Monday, December 15, 2008

Monday, December 15th

Hi woke up - geez its raining here in Southern California but its nice to experience some weather. I like the rain. Keeping positive today. I have to get a little exercise in - maybe some walking on the treadmill. Well gotta go to work.

Sunday, December 14, 2008

Oh by the way...I am in a word, action and thought

Non sequiter.

But you probably get that already. :)

See Change already

I lasted exactly 15 minutes in a Beginning Step routine, hah! I can't wait till I figure out how to post pictures....that will be fun.

Today is Day One

I guess I am going to just step through that door and try and find me which will be difficult. This will be a blog about my physical and spirtual health and my journey to obtain it. Sounds boring, huh?

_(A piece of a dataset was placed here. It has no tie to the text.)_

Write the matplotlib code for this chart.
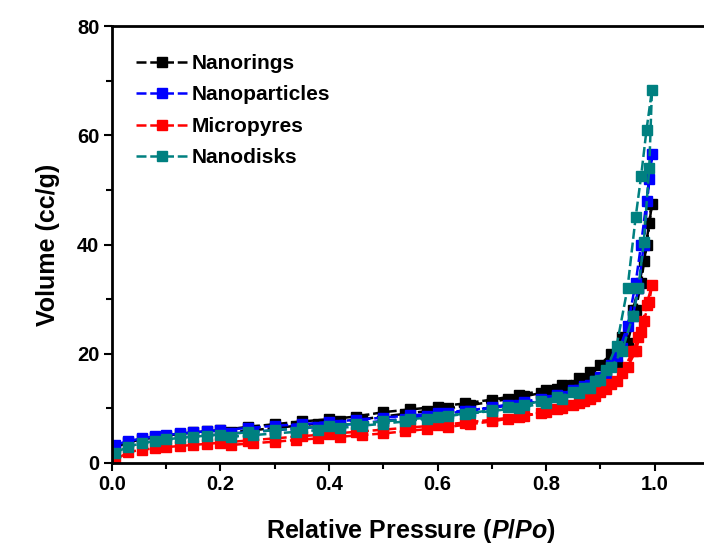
import numpy as np
import matplotlib
matplotlib.use('Agg')
import matplotlib.pyplot as plt
from matplotlib.ticker import MultipleLocator

plt.rcParams['font.family'] = 'Liberation Sans'
plt.rcParams['font.weight'] = 'bold'
plt.rcParams['mathtext.fontset'] = 'custom'
plt.rcParams['mathtext.it'] = 'Liberation Sans:bold:italic'
plt.rcParams['mathtext.rm'] = 'Liberation Sans:bold'

#--------------------------------------------------
# relative pressure points, adsorption and desorption branch
p_ads = [0.005, 0.03, 0.055, 0.08, 0.1, 0.125, 0.15, 0.175, 0.2, 0.25, 0.3, 0.35, 0.4, 0.45,
         0.5, 0.55, 0.6, 0.65, 0.7, 0.75, 0.8, 0.83, 0.86, 0.88, 0.9, 0.92, 0.94, 0.96,
         0.97, 0.98, 0.99, 0.995]
p_des = [0.985, 0.975, 0.965, 0.95, 0.93, 0.91, 0.89, 0.87, 0.85, 0.82, 0.79, 0.76, 0.73,
         0.7, 0.66, 0.62, 0.58, 0.54, 0.5, 0.46, 0.42, 0.38, 0.34, 0.3, 0.26, 0.22]

# volume adsorbed (cc/g)
rings_ads = [2.8, 3.8, 4.3, 4.7, 5.0, 5.3, 5.6, 5.8, 6.0, 6.6, 7.1, 7.6, 8.0, 8.5, 9.3, 9.8,
             10.3, 10.9, 11.6, 12.4, 13.4, 14.3, 15.5, 16.6, 18.0, 20.0, 23.0, 28.0, 32.0,
             37.0, 44.0, 47.5]
rings_des = [40, 33, 28, 22, 18, 16.5, 15.5, 14.8, 14.2, 13.5, 12.8, 12.2, 11.7, 11.2, 10.6,
             10.0, 9.5, 9.0, 8.5, 8.0, 7.6, 7.2, 6.8, 6.4, 6.0, 5.6]
parts_ads = [3.3, 4.0, 4.5, 4.9, 5.1, 5.4, 5.6, 5.8, 6.0, 6.4, 6.8, 7.1, 7.5, 7.9, 8.3, 8.7,
             9.1, 9.6, 10.1, 10.7, 11.5, 12.3, 13.3, 14.3, 15.8, 18.0, 21.0, 27.0, 32.0,
             40.0, 52.0, 56.5]
parts_des = [48, 40, 33, 25, 19.5, 16.5, 15, 14, 13.3, 12.4, 11.8, 11.2, 10.7, 10.2, 9.6,
             9.1, 8.6, 8.1, 7.7, 7.3, 6.9, 6.6, 6.3, 6.0, 5.7, 5.4]
pyres_ads = [0.5, 2.0, 2.4, 2.7, 2.9, 3.1, 3.3, 3.5, 3.7, 4.1, 4.5, 4.9, 5.3, 5.7, 6.1, 6.5,
             6.9, 7.4, 7.9, 8.5, 9.3, 10.0, 10.9, 11.8, 13.0, 14.5, 16.5, 20.5, 23.0, 26.0,
             29.5, 32.5]
pyres_des = [29, 24, 20.5, 17.5, 15, 13.5, 12.3, 11.4, 10.7, 9.8, 9.2, 8.6, 8.1, 7.6, 7.1,
             6.6, 6.2, 5.8, 5.4, 5.1, 4.8, 4.5, 4.2, 3.9, 3.6, 3.3]
disks_ads = [1.8, 3.0, 3.6, 4.0, 4.3, 4.6, 4.8, 5.0, 5.2, 5.6, 6.0, 6.4, 6.8, 7.2, 7.6, 8.0,
             8.5, 9.0, 9.5, 10.1, 11.0, 11.8, 12.8, 13.8, 15.2, 17.5, 20.5, 27.0, 32.0, 40.5,
             54.0, 68.3]
disks_des = [61, 52.5, 45, 32, 21.5, 17, 15, 13.8, 13, 12, 11.3, 10.7, 10.2, 9.7, 9.1, 8.6,
             8.1, 7.6, 7.2, 6.8, 6.4, 6.0, 5.7, 5.4, 5.1, 4.8]

names = ['Nanorings', 'Nanoparticles', 'Micropyres', 'Nanodisks']
colors = ['#000000', '#0000FF', '#FF0000', '#008080']
series = [(rings_ads, rings_des), (parts_ads, parts_des),
          (pyres_ads, pyres_des), (disks_ads, disks_des)]

#--------------------------------------------------
fig = plt.figure(figsize=(7.04, 5.44), dpi=100)
ax = fig.add_axes([0.159, 0.149, 0.848, 0.803])

for name, col, (va, vd) in zip(names, colors, series):
    x = p_ads + p_des
    y = va + vd
    ax.plot(x, y, ls=(0, (4, 1.5)), lw=1.8, color=col, marker='s', ms=6.5,
            mec=col, mfc=col, label=name)

ax.set_xlim(0, 1.1)
ax.set_ylim(0, 80)
ax.xaxis.set_major_locator(MultipleLocator(0.2))
ax.xaxis.set_minor_locator(MultipleLocator(0.1))
ax.yaxis.set_major_locator(MultipleLocator(20))
ax.yaxis.set_minor_locator(MultipleLocator(10))
ax.set_xticks([0, 0.2, 0.4, 0.6, 0.8, 1.0])
ax.set_xticklabels(['0.0', '0.2', '0.4', '0.6', '0.8', '1.0'])
ax.tick_params(which='major', direction='out', length=6, width=1.5, labelsize=14.5, pad=3)
ax.tick_params(which='minor', direction='out', length=4, width=1.5)
ax.tick_params(top=False, right=False)
for s in ax.spines.values():
    s.set_linewidth(2)
ax.spines['right'].set_visible(False)

ax.set_xlabel('Relative Pressure ($P$/$Po$)', fontsize=18, fontweight='bold', labelpad=16)
ax.set_ylabel('Volume (cc/g)', fontsize=18, fontweight='bold', labelpad=12)

ax.legend(loc='upper left', bbox_to_anchor=(0.02, 0.965), frameon=False, fontsize=15,
          handlelength=2.45, handletextpad=0.2, labelspacing=0.6, borderaxespad=0.2)

fig.savefig('out.png', dpi=100)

I am inspired to begin this blog after reading the January issue of Oprah magazine where she talks among other things about falling off the wagon. I know this well. In my view, at this point in my life, I am spirtually, emotionally, and physically bankrupt. I am out of gas. Done. Finito. What have I become? Pretty pathetic if you ask me. What am I so afraid of? Change and how it will affect others? My relationships....? I don't know. Everyday, I want to mediate and just live in that moment and forget the rest....stress...deadlines...fear... and oh yeah, my ever present anxiety. The constant nagging weight of feeling like I just don't belong anywhere. Does anyone else feel this way on a daily/hourly basis?

It's not like I don't have a lot to be thankful for...I just wish I was at peace with myself.

So Today is Day One and I am going to have two goals today: 1) To improve my mental health by calming my mind to some good relaxing music 2) Exercise in some fashion even if its for 5 minutes.

Baby steps, small steps, at least there steps...right?